Each row describes one crate with all its content and the status of each item.

I solved the problem of the conflicts by:

storing both time stamp and user name for the last update
adding a timer on the client that every 5 seconds asks the server “my row has been modified by user X at time Y, do you have any updates for me”?
if that is still the latest update timestamp (99.9% of times), the server returns None and the client does nothing
if another user has updated the row after that timestamp, the server returns the row with the new value, then
if the client is not dirty, that is if the user has not edited anything, the form is silently updated with the new content of the row
if the data on the client has been modified, an alert warns that the unsaved editings will be lost, the form is going to be updated and shows the name of the user who last updated the row

Perhaps this dependency could do a similar polling?
The problem is that Anvil’s timers live in a form, while this dependency shouldn’t be tied to a form. Perhaps un infinite loop with a sleep(5)?

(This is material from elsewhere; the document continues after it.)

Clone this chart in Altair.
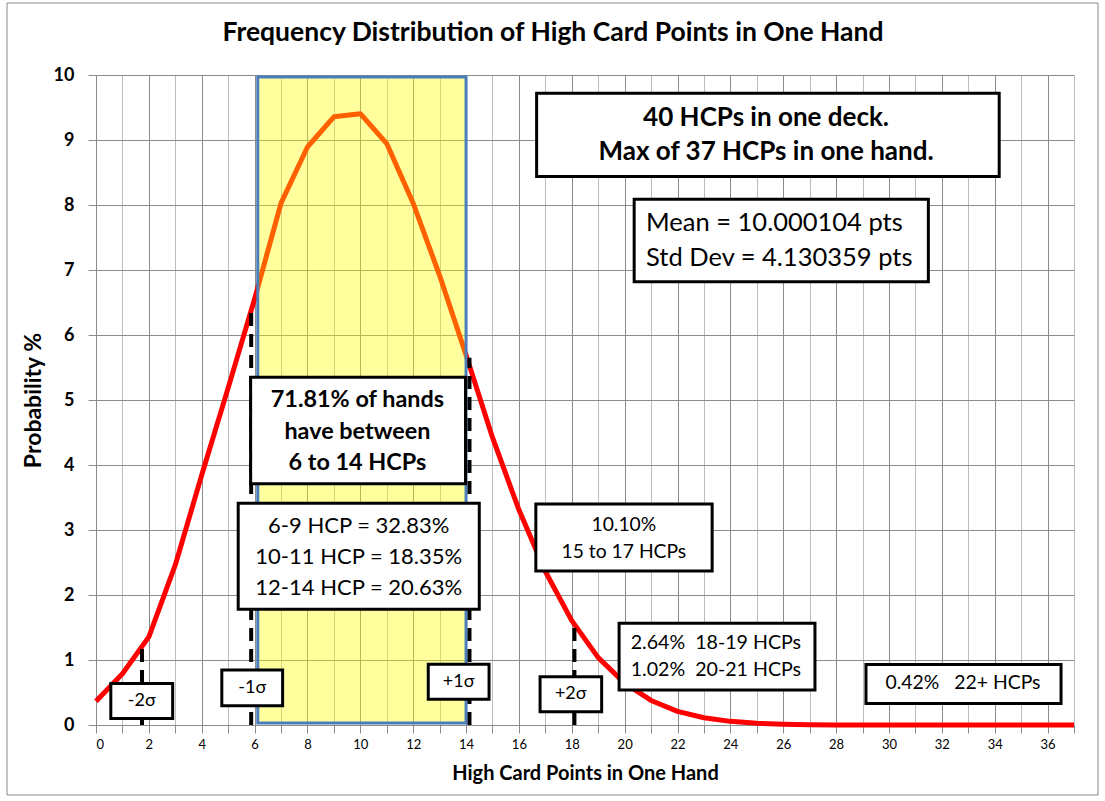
import altair as alt
import pandas as pd

# ---------------- data ----------------
hcp = list(range(38))
prob = [0.3639, 0.7884, 1.3561, 2.4624, 3.8454, 5.1862, 6.5541, 8.0281, 8.8922, 9.3562,
        9.4051, 8.9447, 8.0269, 6.9143, 5.6933, 4.4237, 3.3109, 2.3617, 1.6051, 1.0362,
        0.6435, 0.3779, 0.2100, 0.1119, 0.0559, 0.0264, 0.0117, 0.0049, 0.0019, 0.0007,
        0.0002, 0.0001, 0.0, 0.0, 0.0, 0.0, 0.0, 0.0]

# +/- sigma markers (mean 10.0, sd 4.13)
sigma_x = [1.74, 5.87, 14.13, 18.10]
sigma_top = [1.20, 6.37, 5.65, 1.60]

# highlighted band 6..14 HCP
band = {"x": 6.12, "x2": 14.0, "y": 0.03, "y2": 9.97}

FONT = "Lato"
TITLE = "Frequency Distribution of High Card Points in One Hand"

# annotation boxes (data units): box corners, text lines, first-line anchor, size, weight, align, line height
notes = [
    dict(x=16.67, x2=34.17, y=8.44, y2=9.72, lines=["40 HCPs in one deck.", "Max of 37 HCPs in one hand."],
         tx=25.35, ty=9.34, size=26, bold=True, align="center", lh=34),
    dict(x=20.36, x2=31.49, y=6.82, y2=8.09, lines=["Mean = 10.000104 pts", "Std Dev = 4.130359 pts"],
         tx=20.81, ty=7.72, size=25.5, bold=False, align="left", lh=35),
    dict(x=5.85, x2=13.98, y=3.71, y2=5.35, lines=["71.81% of hands", "have between", "6 to 14 HCPs"],
         tx=9.89, ty=5.0, size=23.4, bold=True, align="center", lh=31.7),
    dict(x=5.38, x2=14.50, y=1.78, y2=3.41, lines=["6-9 HCP = 32.83%", "10-11 HCP = 18.35%", "12-14 HCP = 20.63%"],
         tx=9.94, ty=3.06, size=22, bold=False, align="center", lh=31),
    dict(x=16.64, x2=23.31, y=2.37, y2=3.40, lines=["10.10%", "15 to 17 HCPs"],
         tx=19.97, ty=3.08, size=19.3, bold=False, align="center", lh=27.7),
    dict(x=19.79, x2=27.20, y=0.54, y2=1.565, lines=["2.64%\u00a0\u00a018-19 HCPs", "1.02%\u00a0\u00a020-21 HCPs"],
         tx=23.45, ty=1.266, size=19.6, bold=False, align="center", lh=27.3),
    dict(x=29.13, x2=36.51, y=0.33, y2=0.93, lines=["0.42%\u00a0\u00a0\u00a022+ HCPs"],
         tx=32.8, ty=0.64, size=19.4, bold=False, align="center", lh=20),
    dict(x=0.56, x2=2.90, y=0.10, y2=0.64, lines=["-2σ"], tx=1.73, ty=0.37, size=18, bold=False, align="center", lh=20),
    dict(x=4.76, x2=7.06, y=0.297, y2=0.846, lines=["-1σ"], tx=5.91, ty=0.57, size=18, bold=False, align="center", lh=20),
    dict(x=12.57, x2=14.87, y=0.395, y2=0.934, lines=["+1σ"], tx=13.72, ty=0.665, size=18, bold=False, align="center", lh=20),
    dict(x=16.80, x2=19.13, y=0.205, y2=0.743, lines=["+2σ"], tx=17.96, ty=0.475, size=18, bold=False, align="center", lh=20),
]

# ---------------- chart ----------------
xs = alt.Scale(domain=[0, 37], nice=False, zero=False)
ys = alt.Scale(domain=[0, 10], nice=False)

x_axis = alt.Axis(
    values=list(range(38)),
    labelExpr="datum.value % 2 === 0 ? datum.label : ''",
    grid=True,
    gridColor={"condition": {"test": "datum.value % 2 === 0", "value": "#8C8C8C"}, "value": "#BDBDBD"},
    gridWidth=1,
    ticks=True, tickSize=8, tickColor="#8C8C8C",
    domain=True, domainColor="#8C8C8C",
    labelFont=FONT, labelFontSize=13, labelColor="#000000", labelPadding=5,
    labelAngle=0,
    title="High Card Points in One Hand",
    titleY=48, titleBaseline="middle",
)
y_axis = alt.Axis(
    values=list(range(11)),
    grid=True, gridColor="#8C8C8C", gridWidth=1,
    ticks=True, tickSize=8, tickColor="#8C8C8C",
    domain=False,
    labelFont=FONT, labelFontSize=18, labelFontWeight="bold", labelColor="#000000", labelPadding=14,
    title="Probability %",
    titleX=-63, titleBaseline="middle", titleAngle=270,
)


def X(f):
    return alt.X(f, type="quantitative", scale=xs, axis=x_axis)


def Y(f):
    return alt.Y(f, type="quantitative", scale=ys, axis=y_axis)


line_df = pd.DataFrame({"hcp": hcp, "prob": prob})
line = alt.Chart(line_df).mark_line(color="#FF0000", strokeWidth=5, strokeJoin="round").encode(
    x=X("hcp"), y=Y("prob"),
)

band_layer = alt.Chart(pd.DataFrame([band])).mark_rect(
    fill="#FFFF00", fillOpacity=0.38, stroke="#4A7EBB", strokeWidth=3, strokeOpacity=1
).encode(x=X("x"), x2="x2:Q", y=Y("y"), y2="y2:Q")

sig_df = pd.DataFrame({"x": sigma_x, "top": sigma_top, "bottom": [0.0] * 4})
sig_layer = alt.Chart(sig_df).mark_rule(color="#000000", strokeWidth=4, strokeDash=[13, 8]).encode(
    x=X("x"), y=Y("bottom"), y2="top:Q",
)

layers = [line, band_layer, sig_layer]

for n in notes:
    d = pd.DataFrame([{"x": n["x"], "x2": n["x2"], "y": n["y"], "y2": n["y2"],
                       "tx": n["tx"], "ty": n["ty"], "t": n["lines"]}])
    box = alt.Chart(d).mark_rect(fill="#FFFFFF", stroke="#000000", strokeWidth=3).encode(
        x=X("x"), x2="x2:Q", y=Y("y"), y2="y2:Q",
    )
    txt = alt.Chart(d).mark_text(
        font=FONT, fontSize=n["size"], fontWeight="bold" if n["bold"] else "normal",
        align=n["align"], baseline="middle", lineHeight=n["lh"], color="#000000",
    ).encode(x=X("tx"), y=Y("ty"), text="t")
    layers += [box, txt]

one = alt.Data(values=[{"t": TITLE}])
frame = alt.Chart(one).mark_rect(filled=False, stroke="#898989", strokeWidth=1).encode(
    x=alt.value(-89), x2=alt.value(1002), y=alt.value(-72), y2=alt.value(720)
)
title = alt.Chart(one).mark_text(
    font=FONT, fontSize=26.5, fontWeight="bold", color="#000000", align="center", baseline="middle"
).encode(x=alt.value(457), y=alt.value(-42), text="t:N")
layers += [frame, title]

chart = (
    alt.layer(*layers)
    .properties(
        width=978, height=650,
        autosize=alt.AutoSizeParams(type="none"),
        padding={"left": 96, "top": 75, "right": 31, "bottom": 76},
    )
    .configure_view(stroke=None)
    .configure(background="#FFFFFF")
    .configure_axisX(titleFont=FONT, titleFontSize=20, titleFontWeight="bold", titleColor="#000000")
    .configure_axisY(titleFont=FONT, titleFontSize=23, titleFontWeight="bold", titleColor="#000000")
)

chart.save("out.html", embed_options={"renderer": "svg", "actions": False})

divyeshlakhotia · December 19, 2022, 2:25am

No, the offline row will never overwrite to central database when syncing.

Unless you update the row manually using

row['col'] = value #or .update

And as I mentioned previously, this will update both the online and offline database so everything works as expected.

But the problem here is that when refreshing an offline row, the online row will overwrite it. This means that any changes the user made offline will be lost.

Once I get around that problem, a good practice will be to first refresh the row and compare the new values with the offline values first before making any changes.

divyeshlakhotia · December 19, 2022, 2:28am

Interesting approach. I might take inspiration from this for one of my apps.

As for the issues with timer, I can just use the setInterval method of Javascript.